### [Supplied information]
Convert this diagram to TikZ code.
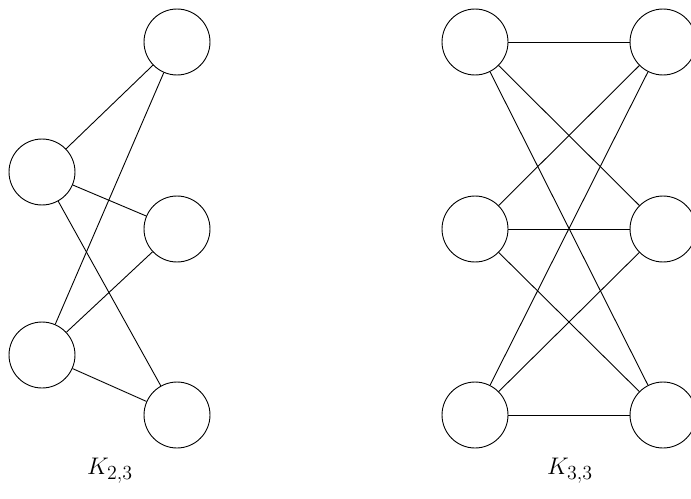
\documentclass[tikz,border=0pt]{standalone}
\begin{document}
\begin{tikzpicture}[x=0.72pt,y=-0.72pt,
  vert/.style={draw,circle,minimum size=47.5pt,inner sep=0pt,line width=0.65pt},
  edge/.style={line width=0.65pt},
  lab/.style={font=\fontsize{19}{23}\selectfont}]
\clip (0,0) rectangle (691,498);
\useasboundingbox (0,0) rectangle (691,498);
% K_{2,3}
\node[vert] (a1) at (42,172) {};
\node[vert] (a2) at (42,355) {};
\node[vert] (b1) at (177,42) {};
\node[vert] (b2) at (177,229) {};
\node[vert] (b3) at (177,415) {};
\foreach \u in {a1,a2}{\foreach \v in {b1,b2,b3}{\draw[edge] (\u) -- (\v);}}
\node[lab] (l1) at (110,471) {$K_{2,3}$};
% K_{3,3}
\node[vert] (c1) at (475,42) {};
\node[vert] (c2) at (475,229) {};
\node[vert] (c3) at (475,415) {};
\node[vert] (d1) at (663,42) {};
\node[vert] (d2) at (663,229) {};
\node[vert] (d3) at (663,415) {};
\foreach \u in {c1,c2,c3}{\foreach \v in {d1,d2,d3}{\draw[edge] (\u) -- (\v);}}
\node[lab] (l2) at (570,471) {$K_{3,3}$};
\end{tikzpicture}
\end{document}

### [Do this]
Every line should be retyped exactly, with the pictures omitted.

### [Solution for this task]
Convert this diagram to TikZ code.
\documentclass[tikz,border=0pt]{standalone}
\begin{document}
\begin{tikzpicture}[x=0.72pt,y=-0.72pt,
  vert/.style={draw,circle,minimum size=47.5pt,inner sep=0pt,line width=0.65pt},
  edge/.style={line width=0.65pt},
  lab/.style={font=\fontsize{19}{23}\selectfont}]
\clip (0,0) rectangle (691,498);
\useasboundingbox (0,0) rectangle (691,498);
% K_{2,3}
\node[vert] (a1) at (42,172) {};
\node[vert] (a2) at (42,355) {};
\node[vert] (b1) at (177,42) {};
\node[vert] (b2) at (177,229) {};
\node[vert] (b3) at (177,415) {};
\foreach \u in {a1,a2}{\foreach \v in {b1,b2,b3}{\draw[edge] (\u) -- (\v);}}
\node[lab] (l1) at (110,471) {$K_{2,3}$};
% K_{3,3}
\node[vert] (c1) at (475,42) {};
\node[vert] (c2) at (475,229) {};
\node[vert] (c3) at (475,415) {};
\node[vert] (d1) at (663,42) {};
\node[vert] (d2) at (663,229) {};
\node[vert] (d3) at (663,415) {};
\foreach \u in {c1,c2,c3}{\foreach \v in {d1,d2,d3}{\draw[edge] (\u) -- (\v);}}
\node[lab] (l2) at (570,471) {$K_{3,3}$};
\end{tikzpicture}
\end{document}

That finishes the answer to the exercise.